BEIJING: On February 25, 2021, Chinese President Xi Jinping announced China had secured a complete victory in its fight against extreme poverty. Globally, though, 685 million—one in 12—people still suffer poverty that is even more severe.
The global financial system is, in the words of UN Secretary General António Guterres, “morally bankrupt. It favors the rich and punishes the poor.” Hopes were high the world’s people would come together to demand the eradication of extreme poverty through the 17 global Sustainable Development Goals (SDGs) announced in 2015 as part of the UN 2030 Agenda. However, as of yet, this hasn’t happened.
But an alternative vision does exist, one that envisages a community with a shared future for humanity and would involve “countries with different social systems, ideologies, histories, cultures and levels of development coming together for shared interests, shared rights and shared responsibilities in global affairs, and creating the greatest synergy for building a better world.” Scholars and politicians schooled in the neorealist tradition of international relations, on which states must compete for supremacy, might regard this vision as utopian. Yet it is the core of China’s foreign policy as presented by President Xi at a conference marking the 50th anniversary of the restoration of the People’s Republic of China’s lawful seat in the UN in October 2021. Before considering what this alternative vision might entail for global poverty reduction, it is important to understand the structures and forces that have till now prevented greater reductions in global poverty.
The reigning neoliberal framework has long advocated small governments, strong private property rights, and free trade and markets, in turn leading to the “structural adjustment” policy as implemented by the World Bank and the International Monetary Fund (IMF).
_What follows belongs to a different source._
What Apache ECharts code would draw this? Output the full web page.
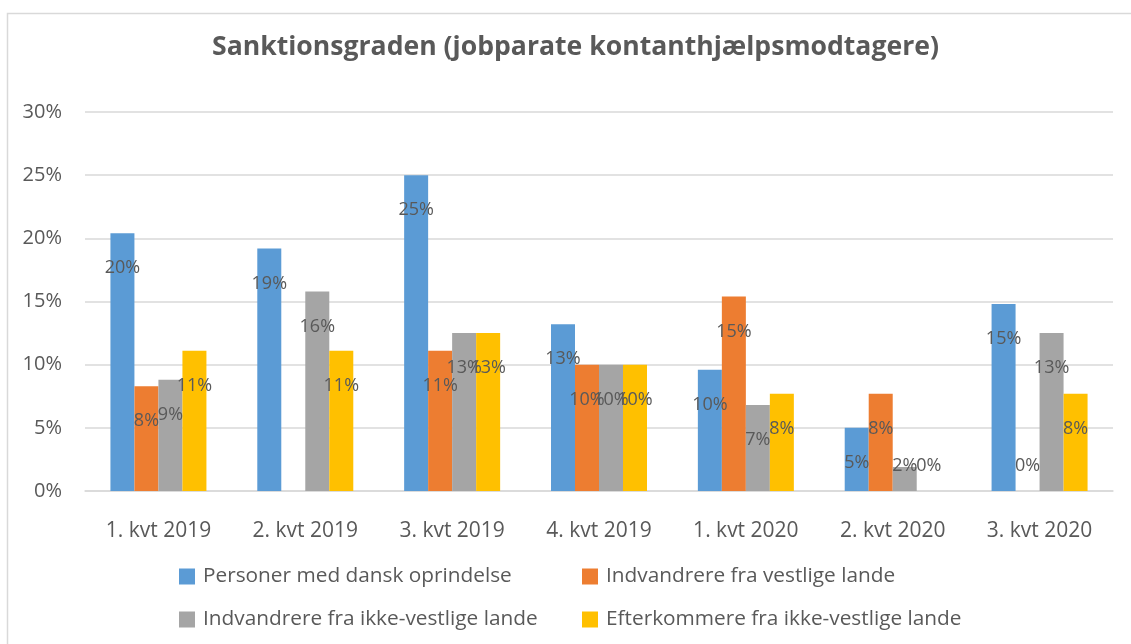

This made financial assistance to developing countries conditional on the privatization of state-owned enterprises, deregulation of their economies, trade liberalization, “competitive” exchange rates and the elimination of barriers to foreign direct investment. Developing countries were therefore obliged to engage in globalization and to do so from a position of economic weakness.
Despite minor amendments, this system remains in place. It has arguably facilitated the globalization of world trade—credited with stimulating global economic growth and reducing poverty in the last 40 years. It provided the environment in which China, through reform and opening up starting in the late 1970s, grew to become the world’s second largest economy.
However, the neoliberal economic system continues to penalize developing countries. The World Trade Organization (WTO), the global body nominally intended to police fair trade, for example, fails to do so. Instead, it provides nominal legitimacy to trade practices that discriminate against developing economies, similarly supporting the imposition of high tariffs on processed goods exported by low-income countries.